OBJECTIVE → Pull out all lines from the listing below in which the word "code" appears.

STORED DATA →
● ● ● ● ● ● ●
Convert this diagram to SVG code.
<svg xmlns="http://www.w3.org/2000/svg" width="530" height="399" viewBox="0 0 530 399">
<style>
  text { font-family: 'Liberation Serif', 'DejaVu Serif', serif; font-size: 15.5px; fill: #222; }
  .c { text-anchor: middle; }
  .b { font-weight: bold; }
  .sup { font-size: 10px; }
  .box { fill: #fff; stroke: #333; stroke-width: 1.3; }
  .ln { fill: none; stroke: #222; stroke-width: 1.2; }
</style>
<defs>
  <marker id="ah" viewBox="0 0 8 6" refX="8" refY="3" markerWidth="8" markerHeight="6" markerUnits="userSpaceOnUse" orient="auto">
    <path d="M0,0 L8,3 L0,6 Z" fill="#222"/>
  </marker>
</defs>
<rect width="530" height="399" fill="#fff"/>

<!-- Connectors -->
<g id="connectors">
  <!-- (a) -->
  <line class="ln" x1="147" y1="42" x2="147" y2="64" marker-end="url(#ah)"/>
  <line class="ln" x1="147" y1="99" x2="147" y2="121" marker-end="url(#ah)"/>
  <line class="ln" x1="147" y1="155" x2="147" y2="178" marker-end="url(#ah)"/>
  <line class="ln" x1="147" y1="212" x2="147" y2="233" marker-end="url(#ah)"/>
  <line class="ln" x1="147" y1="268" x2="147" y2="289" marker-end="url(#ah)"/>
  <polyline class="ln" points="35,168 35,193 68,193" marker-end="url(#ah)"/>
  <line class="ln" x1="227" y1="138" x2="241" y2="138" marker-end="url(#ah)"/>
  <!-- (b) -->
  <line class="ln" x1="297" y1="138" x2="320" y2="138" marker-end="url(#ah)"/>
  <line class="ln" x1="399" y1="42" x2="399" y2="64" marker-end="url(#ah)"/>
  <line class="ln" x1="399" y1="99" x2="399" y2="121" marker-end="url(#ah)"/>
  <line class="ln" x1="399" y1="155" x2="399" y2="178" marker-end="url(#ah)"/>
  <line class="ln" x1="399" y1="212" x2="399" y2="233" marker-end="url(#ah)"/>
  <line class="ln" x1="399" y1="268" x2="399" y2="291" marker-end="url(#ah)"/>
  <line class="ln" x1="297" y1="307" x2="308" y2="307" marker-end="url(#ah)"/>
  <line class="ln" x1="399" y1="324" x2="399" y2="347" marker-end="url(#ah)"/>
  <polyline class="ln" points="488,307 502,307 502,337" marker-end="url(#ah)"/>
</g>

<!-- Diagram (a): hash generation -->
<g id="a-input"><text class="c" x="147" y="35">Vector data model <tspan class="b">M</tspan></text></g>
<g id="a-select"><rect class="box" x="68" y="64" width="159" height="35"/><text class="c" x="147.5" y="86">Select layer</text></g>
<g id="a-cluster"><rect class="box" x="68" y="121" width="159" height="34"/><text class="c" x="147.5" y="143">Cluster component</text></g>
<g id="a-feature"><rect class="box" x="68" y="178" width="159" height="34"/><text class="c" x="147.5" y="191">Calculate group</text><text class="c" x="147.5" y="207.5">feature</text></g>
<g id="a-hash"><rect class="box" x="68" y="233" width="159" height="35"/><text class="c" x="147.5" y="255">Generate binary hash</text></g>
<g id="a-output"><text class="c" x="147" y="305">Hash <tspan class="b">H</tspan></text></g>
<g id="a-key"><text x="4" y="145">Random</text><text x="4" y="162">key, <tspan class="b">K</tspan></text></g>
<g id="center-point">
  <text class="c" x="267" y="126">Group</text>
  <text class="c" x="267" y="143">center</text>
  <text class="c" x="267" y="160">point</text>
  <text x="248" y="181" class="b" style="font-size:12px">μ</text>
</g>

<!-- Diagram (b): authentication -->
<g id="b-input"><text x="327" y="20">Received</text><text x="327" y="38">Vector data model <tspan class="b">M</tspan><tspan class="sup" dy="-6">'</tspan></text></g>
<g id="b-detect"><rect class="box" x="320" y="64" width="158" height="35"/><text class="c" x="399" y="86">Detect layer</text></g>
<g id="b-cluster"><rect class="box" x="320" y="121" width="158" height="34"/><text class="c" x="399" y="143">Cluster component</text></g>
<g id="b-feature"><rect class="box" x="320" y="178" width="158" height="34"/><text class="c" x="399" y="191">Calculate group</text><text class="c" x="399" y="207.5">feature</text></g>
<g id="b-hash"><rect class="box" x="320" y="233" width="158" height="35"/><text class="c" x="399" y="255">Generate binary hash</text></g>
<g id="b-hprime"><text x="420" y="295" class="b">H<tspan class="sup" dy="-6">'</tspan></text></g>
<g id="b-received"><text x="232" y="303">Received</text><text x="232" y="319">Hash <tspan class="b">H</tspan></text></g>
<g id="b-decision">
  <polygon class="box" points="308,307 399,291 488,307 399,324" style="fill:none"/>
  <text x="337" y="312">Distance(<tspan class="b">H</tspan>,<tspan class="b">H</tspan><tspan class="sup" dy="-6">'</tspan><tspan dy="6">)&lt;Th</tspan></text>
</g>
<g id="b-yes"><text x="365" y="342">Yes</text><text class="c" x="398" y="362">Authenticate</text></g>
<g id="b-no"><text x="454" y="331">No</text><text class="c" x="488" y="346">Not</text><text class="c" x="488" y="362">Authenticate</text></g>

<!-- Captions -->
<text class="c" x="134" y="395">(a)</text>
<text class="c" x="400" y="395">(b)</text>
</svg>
● ● ● ● ● ● ●
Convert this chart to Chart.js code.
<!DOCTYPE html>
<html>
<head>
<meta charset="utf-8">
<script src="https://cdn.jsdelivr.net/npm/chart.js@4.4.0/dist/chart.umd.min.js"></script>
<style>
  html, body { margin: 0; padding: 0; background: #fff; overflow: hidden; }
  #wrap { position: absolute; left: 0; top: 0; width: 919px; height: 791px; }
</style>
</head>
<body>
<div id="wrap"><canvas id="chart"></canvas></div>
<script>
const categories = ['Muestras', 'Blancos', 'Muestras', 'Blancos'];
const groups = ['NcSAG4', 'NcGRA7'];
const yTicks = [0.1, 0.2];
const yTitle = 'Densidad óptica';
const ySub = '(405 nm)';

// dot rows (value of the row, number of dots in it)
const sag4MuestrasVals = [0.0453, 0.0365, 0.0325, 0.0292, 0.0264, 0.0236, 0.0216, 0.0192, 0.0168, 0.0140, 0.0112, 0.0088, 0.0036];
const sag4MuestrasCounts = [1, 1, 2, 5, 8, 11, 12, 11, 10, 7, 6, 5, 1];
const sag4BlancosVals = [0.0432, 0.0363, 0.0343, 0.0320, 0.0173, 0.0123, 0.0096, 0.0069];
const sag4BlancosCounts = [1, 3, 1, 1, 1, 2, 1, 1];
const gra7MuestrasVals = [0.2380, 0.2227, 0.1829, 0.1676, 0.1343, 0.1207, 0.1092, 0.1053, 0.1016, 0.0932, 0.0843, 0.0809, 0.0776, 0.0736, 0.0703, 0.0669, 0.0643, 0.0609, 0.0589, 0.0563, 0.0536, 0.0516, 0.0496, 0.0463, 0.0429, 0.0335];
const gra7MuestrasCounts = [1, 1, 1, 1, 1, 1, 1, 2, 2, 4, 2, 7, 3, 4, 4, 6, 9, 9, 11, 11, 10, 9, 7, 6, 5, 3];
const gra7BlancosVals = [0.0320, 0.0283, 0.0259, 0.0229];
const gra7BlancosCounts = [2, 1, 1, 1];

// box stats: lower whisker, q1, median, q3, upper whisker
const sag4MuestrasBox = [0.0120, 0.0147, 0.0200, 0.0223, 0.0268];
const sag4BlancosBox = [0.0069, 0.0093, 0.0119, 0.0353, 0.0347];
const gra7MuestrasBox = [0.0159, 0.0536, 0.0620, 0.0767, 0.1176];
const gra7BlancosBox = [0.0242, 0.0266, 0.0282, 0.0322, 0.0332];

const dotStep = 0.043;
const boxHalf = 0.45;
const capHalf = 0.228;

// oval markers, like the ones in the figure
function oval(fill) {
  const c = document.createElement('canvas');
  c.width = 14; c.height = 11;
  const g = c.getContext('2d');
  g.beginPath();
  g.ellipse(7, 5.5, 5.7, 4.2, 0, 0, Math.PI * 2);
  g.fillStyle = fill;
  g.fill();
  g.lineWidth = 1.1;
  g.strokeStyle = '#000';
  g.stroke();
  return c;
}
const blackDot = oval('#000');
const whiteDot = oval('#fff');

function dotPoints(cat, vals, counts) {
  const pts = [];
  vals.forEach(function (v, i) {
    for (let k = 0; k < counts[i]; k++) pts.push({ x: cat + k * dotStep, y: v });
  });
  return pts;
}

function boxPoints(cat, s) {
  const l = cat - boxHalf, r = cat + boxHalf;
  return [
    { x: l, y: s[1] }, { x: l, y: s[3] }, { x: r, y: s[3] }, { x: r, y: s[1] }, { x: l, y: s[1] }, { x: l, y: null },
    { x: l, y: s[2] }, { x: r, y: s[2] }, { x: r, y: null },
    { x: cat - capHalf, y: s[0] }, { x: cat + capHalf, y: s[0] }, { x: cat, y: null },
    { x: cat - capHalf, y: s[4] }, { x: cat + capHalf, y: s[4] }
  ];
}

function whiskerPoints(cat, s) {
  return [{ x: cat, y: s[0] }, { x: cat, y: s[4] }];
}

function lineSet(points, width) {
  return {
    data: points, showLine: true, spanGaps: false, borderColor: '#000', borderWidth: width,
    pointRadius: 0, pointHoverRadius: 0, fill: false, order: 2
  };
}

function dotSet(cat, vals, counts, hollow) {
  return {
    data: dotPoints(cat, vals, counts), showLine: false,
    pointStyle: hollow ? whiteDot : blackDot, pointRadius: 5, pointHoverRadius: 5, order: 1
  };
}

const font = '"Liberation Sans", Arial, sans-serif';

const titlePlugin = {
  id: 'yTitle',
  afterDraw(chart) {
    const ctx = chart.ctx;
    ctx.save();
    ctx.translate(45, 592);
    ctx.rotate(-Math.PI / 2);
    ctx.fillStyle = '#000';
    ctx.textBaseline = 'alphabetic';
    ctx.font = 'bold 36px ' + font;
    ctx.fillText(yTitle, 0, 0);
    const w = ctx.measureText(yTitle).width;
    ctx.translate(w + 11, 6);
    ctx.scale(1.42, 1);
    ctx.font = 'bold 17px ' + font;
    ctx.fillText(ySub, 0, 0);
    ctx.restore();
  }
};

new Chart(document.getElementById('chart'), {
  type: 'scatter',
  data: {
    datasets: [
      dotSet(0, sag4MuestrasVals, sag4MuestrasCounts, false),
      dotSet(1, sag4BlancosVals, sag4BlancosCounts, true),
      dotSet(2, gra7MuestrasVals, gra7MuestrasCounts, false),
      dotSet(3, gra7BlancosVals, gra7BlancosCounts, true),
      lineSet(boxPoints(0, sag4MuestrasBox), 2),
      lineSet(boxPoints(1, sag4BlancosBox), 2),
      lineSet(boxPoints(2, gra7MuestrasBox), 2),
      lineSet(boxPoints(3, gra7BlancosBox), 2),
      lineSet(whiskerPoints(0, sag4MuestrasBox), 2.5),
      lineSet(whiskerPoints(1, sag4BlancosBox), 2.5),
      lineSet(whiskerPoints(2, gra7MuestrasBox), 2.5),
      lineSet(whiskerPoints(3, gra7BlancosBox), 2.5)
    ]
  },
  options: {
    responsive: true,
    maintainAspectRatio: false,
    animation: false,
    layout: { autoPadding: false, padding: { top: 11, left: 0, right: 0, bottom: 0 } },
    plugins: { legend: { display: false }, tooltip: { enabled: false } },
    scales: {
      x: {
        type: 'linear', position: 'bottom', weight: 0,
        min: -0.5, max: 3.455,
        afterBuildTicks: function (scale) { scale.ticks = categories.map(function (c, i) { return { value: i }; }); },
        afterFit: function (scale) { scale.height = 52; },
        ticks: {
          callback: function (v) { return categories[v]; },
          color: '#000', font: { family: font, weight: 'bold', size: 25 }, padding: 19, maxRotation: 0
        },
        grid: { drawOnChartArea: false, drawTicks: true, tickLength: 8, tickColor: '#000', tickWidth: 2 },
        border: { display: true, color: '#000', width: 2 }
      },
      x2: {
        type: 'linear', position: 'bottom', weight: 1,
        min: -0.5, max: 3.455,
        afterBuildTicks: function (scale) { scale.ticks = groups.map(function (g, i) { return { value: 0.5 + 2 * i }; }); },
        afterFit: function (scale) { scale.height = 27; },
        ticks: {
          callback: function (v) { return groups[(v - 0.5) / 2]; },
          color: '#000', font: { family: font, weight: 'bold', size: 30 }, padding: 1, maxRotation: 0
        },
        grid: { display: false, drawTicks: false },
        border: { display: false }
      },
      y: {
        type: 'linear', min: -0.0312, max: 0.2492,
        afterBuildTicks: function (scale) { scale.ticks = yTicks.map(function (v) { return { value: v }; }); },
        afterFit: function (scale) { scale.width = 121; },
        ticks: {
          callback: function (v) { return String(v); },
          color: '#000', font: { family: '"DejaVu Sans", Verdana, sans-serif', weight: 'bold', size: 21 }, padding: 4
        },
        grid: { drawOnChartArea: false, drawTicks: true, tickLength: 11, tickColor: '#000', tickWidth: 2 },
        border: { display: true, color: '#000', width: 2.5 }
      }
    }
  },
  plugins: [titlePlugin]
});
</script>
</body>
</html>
● ● ● ● ● ● ●
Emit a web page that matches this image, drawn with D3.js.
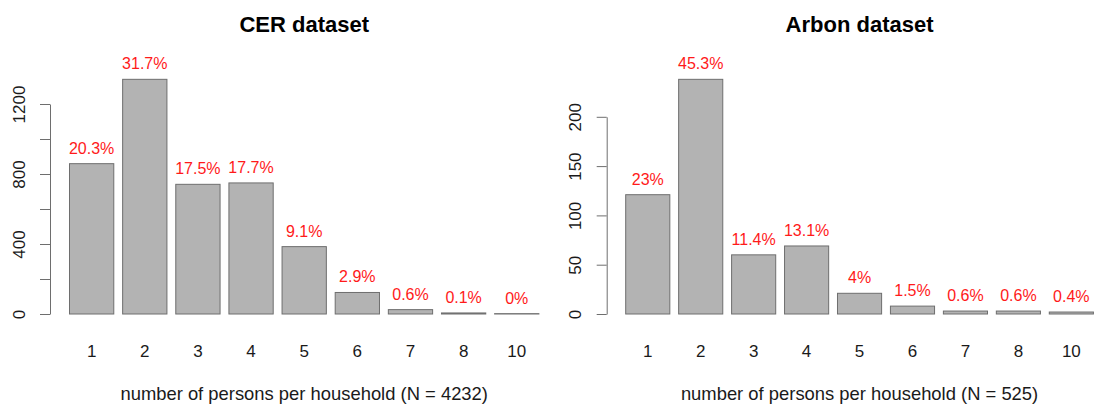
● ● ● ● ● ● ●
WRITTEN ANSWER →
Convert this diagram to SVG code.
Convert this chart to Chart.js code.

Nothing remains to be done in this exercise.